A few years back, I took the time at the end of the season to go out to different areas and look at wild ducks on a pond. I also look at pictures in magazines of real ducks on ponds. I found that they scatter randomly, not in a “J” or line or anything distinct. The different species generally mix up with each other, not segregate with their own. I challenge you to take a morning and check it out for yourself and go out to a pond or marsh or really look hard when you see an aerial picture or pond shot in a magazine to see what real ducks do. It is not rocket science. I try to re-create that scene, and I have good success with it. I don’t compare my hunts to others because I know there are other areas that always have more ducks than my lease. But, I do compare my blind to the others on my lease, and each year my blind gets more shots at ducks than the others. That tells me that the ducks that are looking at my spread and my pond like it better than the others they are looking at.

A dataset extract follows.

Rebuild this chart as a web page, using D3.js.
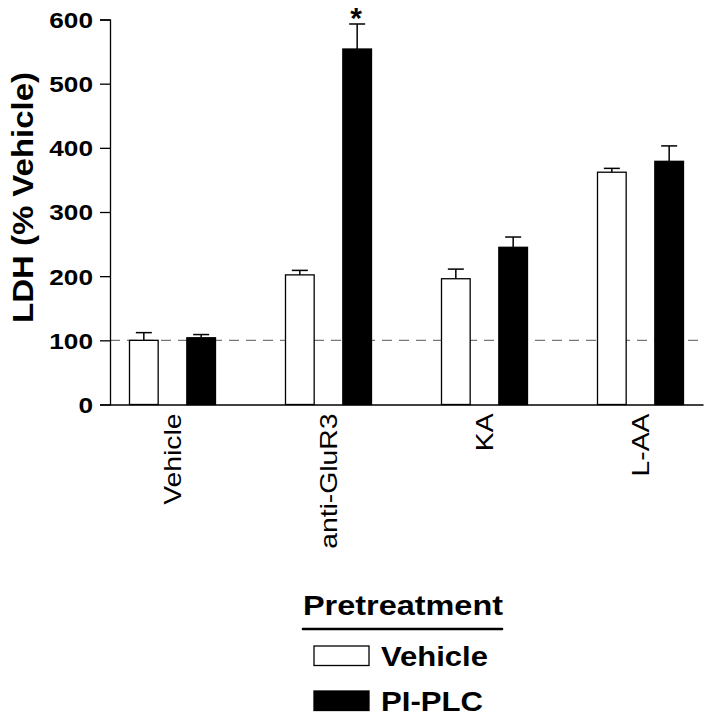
<!DOCTYPE html>
<html><head><meta charset="utf-8">
<script src="https://cdn.jsdelivr.net/npm/d3@7"></script>
<style>body{margin:0;background:#fff}svg{display:block}text{font-family:Arial,"Liberation Sans",Helvetica,sans-serif}</style>
</head><body>
<svg id="c" width="716" height="719"></svg>
<script>
const categories = ["Vehicle", "anti-GluR3", "KA", "L-AA"];
const seriesNames = ["Vehicle", "PI-PLC"];
const vehicleMean = [100, 202, 196, 362];
const vehicleErr  = [12, 7, 15, 6];
const plcMean     = [104, 554, 245, 379];
const plcErr      = [5, 39, 16, 24];
const yTicks = [0, 100, 200, 300, 400, 500, 600];
const significant = [false, true, false, false];

(function () {
const svg = d3.select("#c");
const mLeft = 110, mRight = 703, mTop = 19.5, mBottom = 404.5;
const y = d3.scaleLinear().domain([0, 600]).range([mBottom, mTop]);
const x0 = d3.scaleBand().domain(categories).range([94.5, 94.5 + 624]).paddingInner(0).paddingOuter(0);
const x1 = d3.scaleBand().domain(seriesNames).range([0, 86]).paddingInner(0.5).paddingOuter(0);
const groupOffset = (x0.bandwidth() - 86) / 2;

function widen(sel, f) {
  sel.each(function () {
    const w = this.getComputedTextLength();
    d3.select(this).attr("textLength", w * f).attr("lengthAdjust", "spacingAndGlyphs");
  });
}

svg.append("line").attr("x1", mLeft).attr("x2", mRight).attr("y1", y(100)).attr("y2", y(100))
  .attr("stroke", "#777").attr("stroke-width", 1.2).attr("stroke-dasharray", "10,7");

const data = [];
categories.forEach((c, i) => {
  data.push({c, s: "Vehicle", v: vehicleMean[i], e: vehicleErr[i], i});
  data.push({c, s: "PI-PLC", v: plcMean[i], e: plcErr[i], i});
});
const bx = d => x0(d.c) + groupOffset + x1(d.s);
const bw = x1.bandwidth();

const eg = svg.append("g").attr("stroke", "#000").attr("stroke-width", 1.5);
data.forEach(d => {
  const cx = bx(d) + bw / 2;
  eg.append("line").attr("x1", cx).attr("x2", cx).attr("y1", y(d.v)).attr("y2", y(d.v + d.e));
  eg.append("line").attr("x1", cx - 8).attr("x2", cx + 8).attr("y1", y(d.v + d.e)).attr("y2", y(d.v + d.e));
});

svg.append("g").selectAll("rect").data(data).join("rect")
  .attr("x", bx).attr("width", bw)
  .attr("y", d => y(d.v)).attr("height", d => y(0) - y(d.v))
  .attr("fill", d => d.s === "Vehicle" ? "#fff" : "#000")
  .attr("stroke", "#000").attr("stroke-width", 1.3);

data.filter(d => d.s === "PI-PLC" && significant[d.i]).forEach(d => {
  svg.append("text").attr("x", bx(d) + bw / 2 - 1).attr("y", y(d.v + d.e) + 4)
    .attr("text-anchor", "middle").attr("font-size", 30).attr("font-weight", "bold").text("*");
});

const yAxis = svg.append("g").attr("transform", `translate(${mLeft},0)`)
  .call(d3.axisLeft(y).tickValues(yTicks).tickSize(10).tickPadding(7));
yAxis.select(".domain").attr("stroke-width", 1.3);
yAxis.selectAll(".tick line").attr("stroke-width", 1.3);
const yt = yAxis.selectAll("text").attr("font-size", 22).attr("font-weight", "bold").attr("fill", "#000").attr("dy", "0.36em");
widen(yt, 1.19);

const xAxis = svg.append("g").attr("transform", `translate(0,${mBottom})`)
  .call(d3.axisBottom(d3.scaleLinear().domain([0,1]).range([mLeft, mRight])).ticks(0).tickSizeOuter(0));
xAxis.select(".domain").attr("stroke-width", 1.3);

const xl = svg.append("g").selectAll("text").data(categories).join("text")
  .attr("transform", c => `translate(${x0(c) + x0.bandwidth() / 2 + 8.5},${mBottom + 9}) rotate(-90)`)
  .attr("text-anchor", "end").attr("font-size", 24).text(c => c);
widen(xl, 1.18);

svg.append("text").attr("transform", `translate(33,197.5) rotate(-90)`)
  .attr("text-anchor", "middle").attr("font-size", 29).attr("font-weight", "bold")
  .attr("textLength", 251).attr("lengthAdjust", "spacingAndGlyphs").text("LDH (% Vehicle)");

const lg = svg.append("g");
lg.append("text").attr("x", 303).attr("y", 615)
  .attr("font-size", 28).attr("font-weight", "bold")
  .attr("textLength", 200).attr("lengthAdjust", "spacingAndGlyphs").text("Pretreatment");
lg.append("line").attr("x1", 303).attr("x2", 502).attr("y1", 629).attr("y2", 629)
  .attr("stroke", "#000").attr("stroke-width", 2.6).attr("stroke-linecap", "round");
const legendLen = [107, 102];
seriesNames.forEach((s, i) => {
  const yy = 646 + i * 45;
  lg.append("rect").attr("x", 314).attr("y", yy).attr("width", 55).attr("height", 19.5)
    .attr("fill", s === "Vehicle" ? "#fff" : "#000").attr("stroke", "#000").attr("stroke-width", 1.3);
  lg.append("text").attr("x", 381).attr("y", yy + 19.5).attr("font-size", 28).attr("font-weight", "bold")
    .attr("textLength", legendLen[i]).attr("lengthAdjust", "spacingAndGlyphs").text(s);
});
})();
</script>
</body></html>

In a nutshell, here are my ideas on decoys:
• More is better.
• Teal decoys group separately from big duck decoys.
• Teal in the center of the spread tighter to each other and big ducks on the outside of the spread a little more spread out between each decoy.
• Generous landing areas between the groups of decoys.
• Big ducks on sides of my blind placed randomly, some in pairs/quads.
• Paint doesn’t matter, floating does.
• I don’t let them bang together or touch each other. Doesn’t sound or look right.
• Make them look like magazine pictures of big flocks of wild ducks.

Well guys, those are my thoughts on duck decoys. I would like to hear what you guys think, whether you agree or disagree.

I did see some new big ducks on the ponds yesterday when I went out to the lease. This weekend should be a good one. Hope you shoot straight and shoot often!